The new home of Tiger Burger is a clean and minimalistic space, their white walls adorned with quirky illustrations of Oriental rabbits and their spirit animal, the tiger. Six girlfriends and I swooped in on Grey Lynn on a cold Wednesday night in the hopes of sampling Tiger Burger in a less outdoorsy setting. However, even at the early hour of 6.30pm we were too big a party to fit ourselves around a table inside. Luckily there’s a long high table out front under heat lamp that would be agreeable to most parties, provided there’s no breeze and you come dressed in a puffer without bare ankles.
The menu is small in a good way. There are four burger options to choose from, a beef, pork, chicken and vego option. The Kimcheese ($13), a grilled beef burger with sautéed kimchi, aged cheddar and chilli mayo was the obvious choice for me, being somewhat of a burger puritan. The chicken option (The Gang-Jeong, $13) featured double-fried chicken thigh whilst the pork option (The Bossam, $14) came with a massive slab of pork-belly that protruded out from the bun in all directions.
To accompany our host of burgers, we ordered a selection of fries with sesame mayo, the Kimcheese fries (fries loaded with kimchi, aged cheddar, crème sauce and kimchi ketchup) and a few rounds of the Seoulful bites (Korean fried chicken with yang nyum sauce and honey garlic mayo). The Seoulful bites were a real winner; hot and crispy fried chicken without an ounce of greasiness, served with a traditional Korean dipping sauce that was warm and punchy.

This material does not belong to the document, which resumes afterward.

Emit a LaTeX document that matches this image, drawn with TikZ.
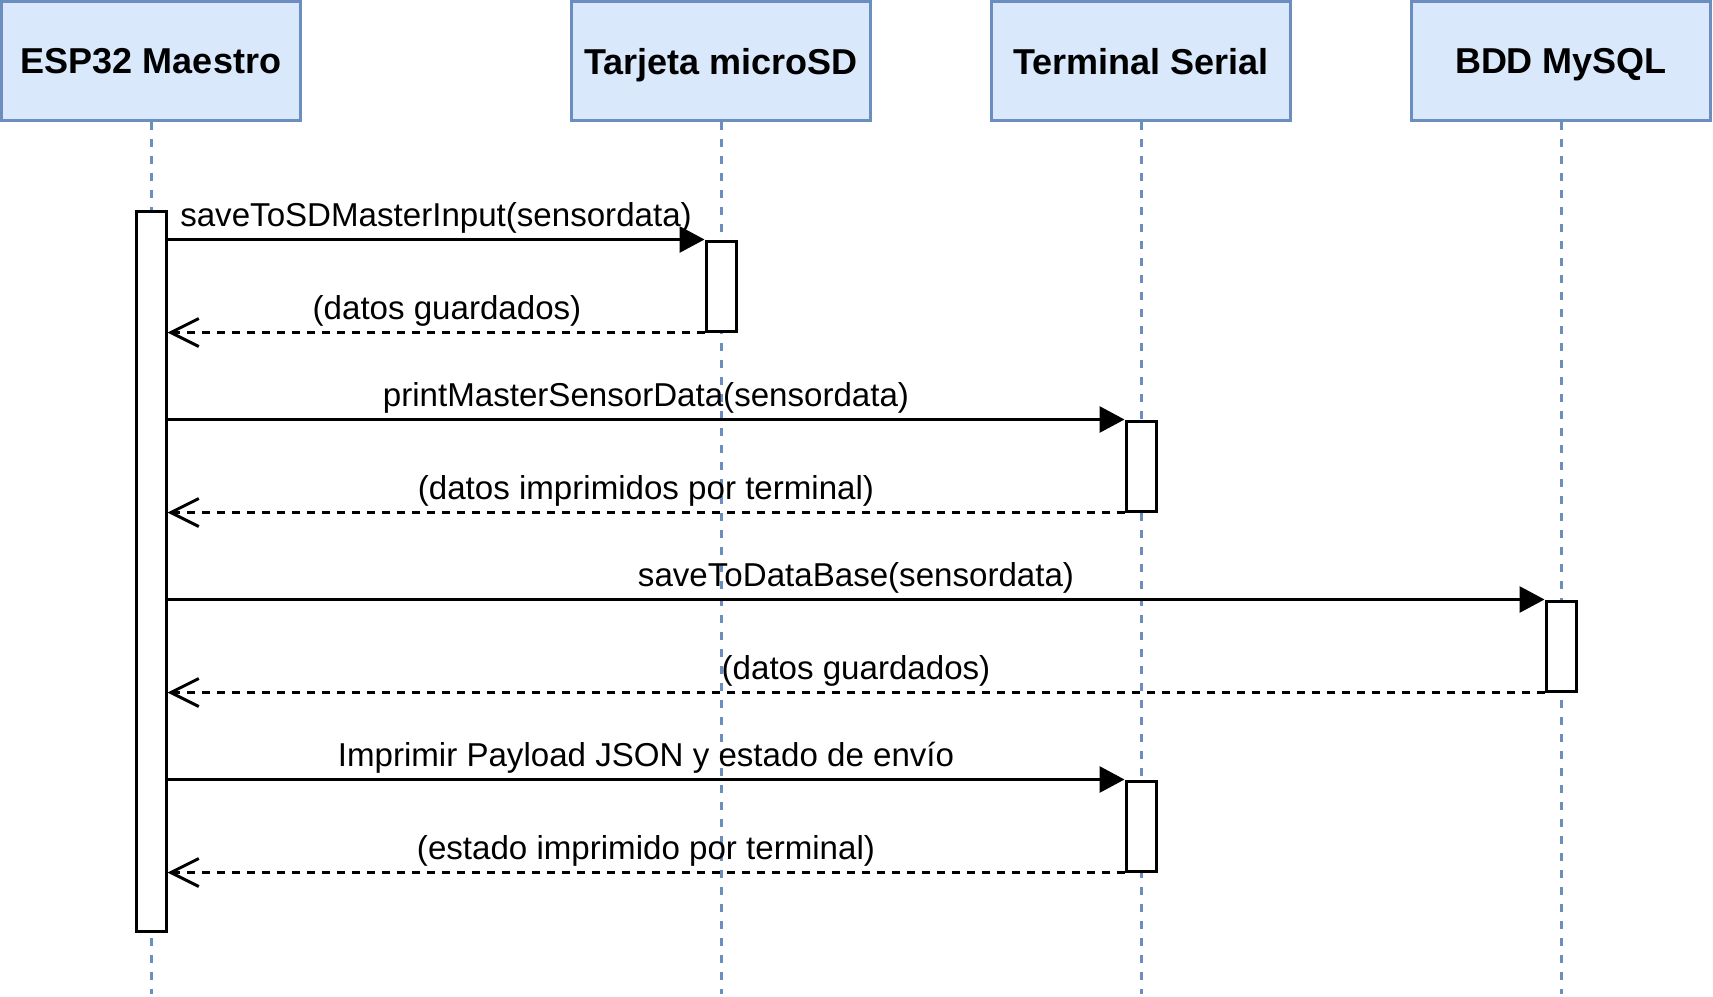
\documentclass[tikz,border=0pt]{standalone}
\usepackage{fontspec}
\setmainfont{Liberation Sans}
\usetikzlibrary{arrows.meta}
\definecolor{headfill}{HTML}{DAE8FC}
\definecolor{headdraw}{HTML}{6C8EBF}

\begin{document}
\begin{tikzpicture}[x=0.5pt,y=-0.5pt,
  header/.style={shape=rectangle,draw=headdraw,fill=headfill,line width=1.5pt,minimum width=149.5pt,minimum height=59.5pt,inner sep=0pt,text depth=0pt,font=\bfseries\fontsize{18}{21}\selectfont},
  lifeline/.style={draw=headdraw,line width=1.5pt,dash pattern=on 4pt off 4.5pt},
  act/.style={shape=rectangle,draw,fill=white,line width=1.5pt,minimum width=15pt,inner sep=0pt},
  call/.style={line width=1.5pt,-{Triangle[length=12.5pt,width=13pt]}},
  reply/.style={line width=1.5pt,dash pattern=on 4pt off 3.5pt,-{Straight Barb[length=14pt,width=14pt]}},
  msg/.style={anchor=base,yshift=6.3pt,inner sep=0pt,font=\fontsize{16.55}{19}\selectfont}]
\useasboundingbox (0,0) rectangle (1713,996);
\path (151,61) node (esp) [header] {ESP32 Maestro};
\path (721,61) node (sd) [header] {Tarjeta microSD};
\path (1141,61) node (term) [header] {Terminal Serial};
\path (1561,61) node (bdd) [header] {BDD MySQL};
\coordinate (bottom) at (0,994);

\draw [lifeline] (esp.south) to (esp.south |- bottom);
\draw [lifeline] (sd.south) to (sd.south |- bottom);
\draw [lifeline] (term.south) to (term.south |- bottom);
\draw [lifeline] (bdd.south) to (bdd.south |- bottom);

\path (151,571) node (espact) [act,minimum height=360pt] {};
\path (721,286) node (sdact) [act,minimum height=45pt] {};
\path (1141,466) node (termact) [act,minimum height=45pt] {};
\path (1561,646) node (bddact) [act,minimum height=45pt] {};
\path (1141,826) node (termactb) [act,minimum height=45pt] {};

\draw [call] (espact.east |- sdact.north) to node [msg] {saveToSDMasterInput(sensordata)} (sdact.north west);
\draw [reply] (sdact.south west) to node [msg,xshift=5.5pt] {(datos guardados)} (espact.east |- sdact.south);
\draw [call] (espact.east |- termact.north) to node [msg] {printMasterSensorData(sensordata)} (termact.north west);
\draw [reply] (termact.south west) to node [msg] {(datos imprimidos por terminal)} (espact.east |- termact.south);
\draw [call] (espact.east |- bddact.north) to node [msg] {saveToDataBase(sensordata)} (bddact.north west);
\draw [reply] (bddact.south west) to node [msg] {(datos guardados)} (espact.east |- bddact.south);
\draw [call] (espact.east |- termactb.north) to node [msg] {Imprimir Payload JSON y estado de envío} (termactb.north west);
\draw [reply] (termactb.south west) to node [msg] {(estado imprimido por terminal)} (espact.east |- termactb.south);
\end{tikzpicture}
\end{document}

Their fries were of a similarly high standard, although I must gripe that when cheese makes an appearance on such dishes, it really should arrive all molten and gooey; theirs unfortunately came intact and grated, a cold reminder that the cheese had probably come straight out of the fridge.
The same thing happened in my Kimcheese burger. Everything was perfect: the bun had just the right texture, the beef pattie was medium-rare, hot and juicy, and the sautéed kimchee delivered a nice, warm bite. But the slice of aged cheddar inside was doing that awkward thing cheese does when it’s subjected to something warm, but not hot enough to melt it (I call it ‘cheese sweat’).
The fusion of East meets West in fast food is still a novel one here, and the best of both worlds was generally well executed at Tiger Burger. However I’m not such a fan of the sesame mayonnaise that accompanied some of the dishes. I get it, it ain’t Korean unless it has sesame oil in it, but the flavour rather overpowered the fries and chicken that was dunked in it.
If you like a bit of spice, if you like a bit of Korean, and if you’re hungry for a burger but a bit bored of the conventional, do try Tiger Burger.